● The problem: Return the records that follow unaltered. Omit every picture.

● Provided data:
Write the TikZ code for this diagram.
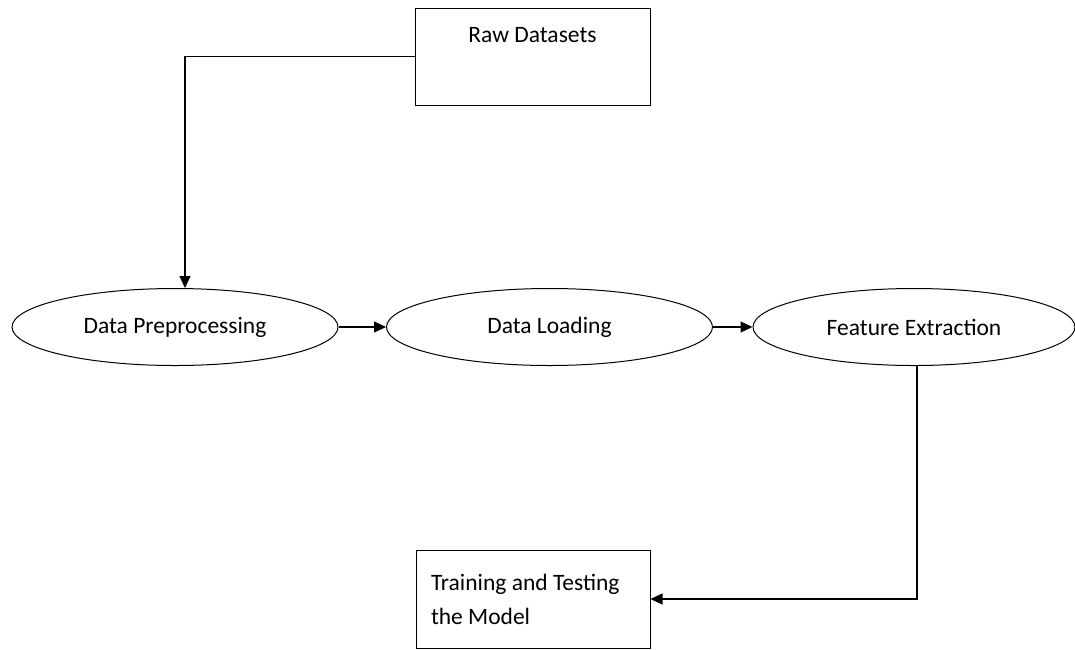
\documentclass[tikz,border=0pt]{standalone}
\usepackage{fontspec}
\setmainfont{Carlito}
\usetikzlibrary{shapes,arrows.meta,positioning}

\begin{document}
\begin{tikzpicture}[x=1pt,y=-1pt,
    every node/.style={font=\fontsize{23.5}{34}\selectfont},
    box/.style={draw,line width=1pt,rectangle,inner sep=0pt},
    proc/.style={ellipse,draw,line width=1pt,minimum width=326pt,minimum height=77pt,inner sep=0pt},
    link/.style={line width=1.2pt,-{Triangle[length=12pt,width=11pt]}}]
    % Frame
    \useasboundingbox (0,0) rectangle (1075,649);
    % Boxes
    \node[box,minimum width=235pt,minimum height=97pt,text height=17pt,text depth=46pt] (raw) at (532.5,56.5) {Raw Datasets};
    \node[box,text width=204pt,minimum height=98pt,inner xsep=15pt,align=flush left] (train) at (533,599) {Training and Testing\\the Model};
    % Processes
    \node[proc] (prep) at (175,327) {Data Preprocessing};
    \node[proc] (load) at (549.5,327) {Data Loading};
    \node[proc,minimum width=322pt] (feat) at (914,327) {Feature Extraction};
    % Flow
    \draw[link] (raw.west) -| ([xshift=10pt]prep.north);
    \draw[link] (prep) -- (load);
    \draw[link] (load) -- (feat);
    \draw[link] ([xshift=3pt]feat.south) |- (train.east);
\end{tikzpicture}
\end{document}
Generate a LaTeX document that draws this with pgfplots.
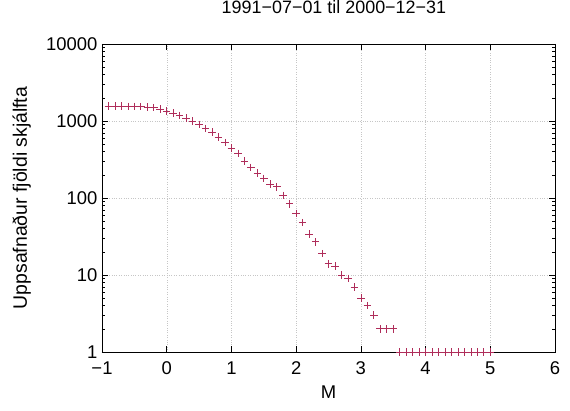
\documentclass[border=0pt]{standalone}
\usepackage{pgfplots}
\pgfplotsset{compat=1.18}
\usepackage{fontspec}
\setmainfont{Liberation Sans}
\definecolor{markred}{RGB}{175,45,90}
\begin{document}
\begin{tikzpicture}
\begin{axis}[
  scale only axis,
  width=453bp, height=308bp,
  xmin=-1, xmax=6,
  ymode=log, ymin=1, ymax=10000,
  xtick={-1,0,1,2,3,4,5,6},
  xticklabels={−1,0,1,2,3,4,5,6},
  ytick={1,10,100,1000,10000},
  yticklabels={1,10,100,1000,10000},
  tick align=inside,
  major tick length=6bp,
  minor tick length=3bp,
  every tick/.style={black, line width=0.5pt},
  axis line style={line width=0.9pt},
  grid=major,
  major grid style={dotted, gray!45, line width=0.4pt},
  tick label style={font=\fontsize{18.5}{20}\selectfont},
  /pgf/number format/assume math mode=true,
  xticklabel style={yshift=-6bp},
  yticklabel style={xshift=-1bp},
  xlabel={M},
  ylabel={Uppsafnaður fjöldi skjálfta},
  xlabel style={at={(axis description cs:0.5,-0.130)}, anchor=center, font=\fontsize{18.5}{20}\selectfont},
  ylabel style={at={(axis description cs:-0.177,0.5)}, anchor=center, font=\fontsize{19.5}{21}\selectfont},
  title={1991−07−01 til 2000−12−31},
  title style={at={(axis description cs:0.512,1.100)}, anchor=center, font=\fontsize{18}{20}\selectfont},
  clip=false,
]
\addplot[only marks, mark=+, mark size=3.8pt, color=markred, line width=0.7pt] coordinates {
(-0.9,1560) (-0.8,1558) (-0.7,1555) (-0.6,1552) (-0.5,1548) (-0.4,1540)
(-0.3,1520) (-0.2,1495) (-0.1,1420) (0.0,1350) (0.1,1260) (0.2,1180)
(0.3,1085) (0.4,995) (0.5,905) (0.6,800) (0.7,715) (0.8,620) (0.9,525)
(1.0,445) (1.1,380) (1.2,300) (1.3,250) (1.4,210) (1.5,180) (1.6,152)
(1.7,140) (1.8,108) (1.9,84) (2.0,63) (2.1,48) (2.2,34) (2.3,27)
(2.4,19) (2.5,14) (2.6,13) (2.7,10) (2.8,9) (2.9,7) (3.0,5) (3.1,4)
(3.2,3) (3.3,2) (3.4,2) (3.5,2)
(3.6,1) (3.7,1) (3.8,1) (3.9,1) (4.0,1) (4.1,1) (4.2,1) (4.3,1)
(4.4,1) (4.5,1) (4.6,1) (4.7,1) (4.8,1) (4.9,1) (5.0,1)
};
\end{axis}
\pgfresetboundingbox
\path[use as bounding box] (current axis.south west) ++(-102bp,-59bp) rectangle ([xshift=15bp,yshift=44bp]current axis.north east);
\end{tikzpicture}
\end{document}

● The result:
Write the TikZ code for this diagram.
\documentclass[tikz,border=0pt]{standalone}
\usepackage{fontspec}
\setmainfont{Carlito}
\usetikzlibrary{shapes,arrows.meta,positioning}

\begin{document}
\begin{tikzpicture}[x=1pt,y=-1pt,
    every node/.style={font=\fontsize{23.5}{34}\selectfont},
    box/.style={draw,line width=1pt,rectangle,inner sep=0pt},
    proc/.style={ellipse,draw,line width=1pt,minimum width=326pt,minimum height=77pt,inner sep=0pt},
    link/.style={line width=1.2pt,-{Triangle[length=12pt,width=11pt]}}]
    % Frame
    \useasboundingbox (0,0) rectangle (1075,649);
    % Boxes
    \node[box,minimum width=235pt,minimum height=97pt,text height=17pt,text depth=46pt] (raw) at (532.5,56.5) {Raw Datasets};
    \node[box,text width=204pt,minimum height=98pt,inner xsep=15pt,align=flush left] (train) at (533,599) {Training and Testing\\the Model};
    % Processes
    \node[proc] (prep) at (175,327) {Data Preprocessing};
    \node[proc] (load) at (549.5,327) {Data Loading};
    \node[proc,minimum width=322pt] (feat) at (914,327) {Feature Extraction};
    % Flow
    \draw[link] (raw.west) -| ([xshift=10pt]prep.north);
    \draw[link] (prep) -- (load);
    \draw[link] (load) -- (feat);
    \draw[link] ([xshift=3pt]feat.south) |- (train.east);
\end{tikzpicture}
\end{document}
Generate a LaTeX document that draws this with pgfplots.
\documentclass[border=0pt]{standalone}
\usepackage{pgfplots}
\pgfplotsset{compat=1.18}
\usepackage{fontspec}
\setmainfont{Liberation Sans}
\definecolor{markred}{RGB}{175,45,90}
\begin{document}
\begin{tikzpicture}
\begin{axis}[
  scale only axis,
  width=453bp, height=308bp,
  xmin=-1, xmax=6,
  ymode=log, ymin=1, ymax=10000,
  xtick={-1,0,1,2,3,4,5,6},
  xticklabels={−1,0,1,2,3,4,5,6},
  ytick={1,10,100,1000,10000},
  yticklabels={1,10,100,1000,10000},
  tick align=inside,
  major tick length=6bp,
  minor tick length=3bp,
  every tick/.style={black, line width=0.5pt},
  axis line style={line width=0.9pt},
  grid=major,
  major grid style={dotted, gray!45, line width=0.4pt},
  tick label style={font=\fontsize{18.5}{20}\selectfont},
  /pgf/number format/assume math mode=true,
  xticklabel style={yshift=-6bp},
  yticklabel style={xshift=-1bp},
  xlabel={M},
  ylabel={Uppsafnaður fjöldi skjálfta},
  xlabel style={at={(axis description cs:0.5,-0.130)}, anchor=center, font=\fontsize{18.5}{20}\selectfont},
  ylabel style={at={(axis description cs:-0.177,0.5)}, anchor=center, font=\fontsize{19.5}{21}\selectfont},
  title={1991−07−01 til 2000−12−31},
  title style={at={(axis description cs:0.512,1.100)}, anchor=center, font=\fontsize{18}{20}\selectfont},
  clip=false,
]
\addplot[only marks, mark=+, mark size=3.8pt, color=markred, line width=0.7pt] coordinates {
(-0.9,1560) (-0.8,1558) (-0.7,1555) (-0.6,1552) (-0.5,1548) (-0.4,1540)
(-0.3,1520) (-0.2,1495) (-0.1,1420) (0.0,1350) (0.1,1260) (0.2,1180)
(0.3,1085) (0.4,995) (0.5,905) (0.6,800) (0.7,715) (0.8,620) (0.9,525)
(1.0,445) (1.1,380) (1.2,300) (1.3,250) (1.4,210) (1.5,180) (1.6,152)
(1.7,140) (1.8,108) (1.9,84) (2.0,63) (2.1,48) (2.2,34) (2.3,27)
(2.4,19) (2.5,14) (2.6,13) (2.7,10) (2.8,9) (2.9,7) (3.0,5) (3.1,4)
(3.2,3) (3.3,2) (3.4,2) (3.5,2)
(3.6,1) (3.7,1) (3.8,1) (3.9,1) (4.0,1) (4.1,1) (4.2,1) (4.3,1)
(4.4,1) (4.5,1) (4.6,1) (4.7,1) (4.8,1) (4.9,1) (5.0,1)
};
\end{axis}
\pgfresetboundingbox
\path[use as bounding box] (current axis.south west) ++(-102bp,-59bp) rectangle ([xshift=15bp,yshift=44bp]current axis.north east);
\end{tikzpicture}
\end{document}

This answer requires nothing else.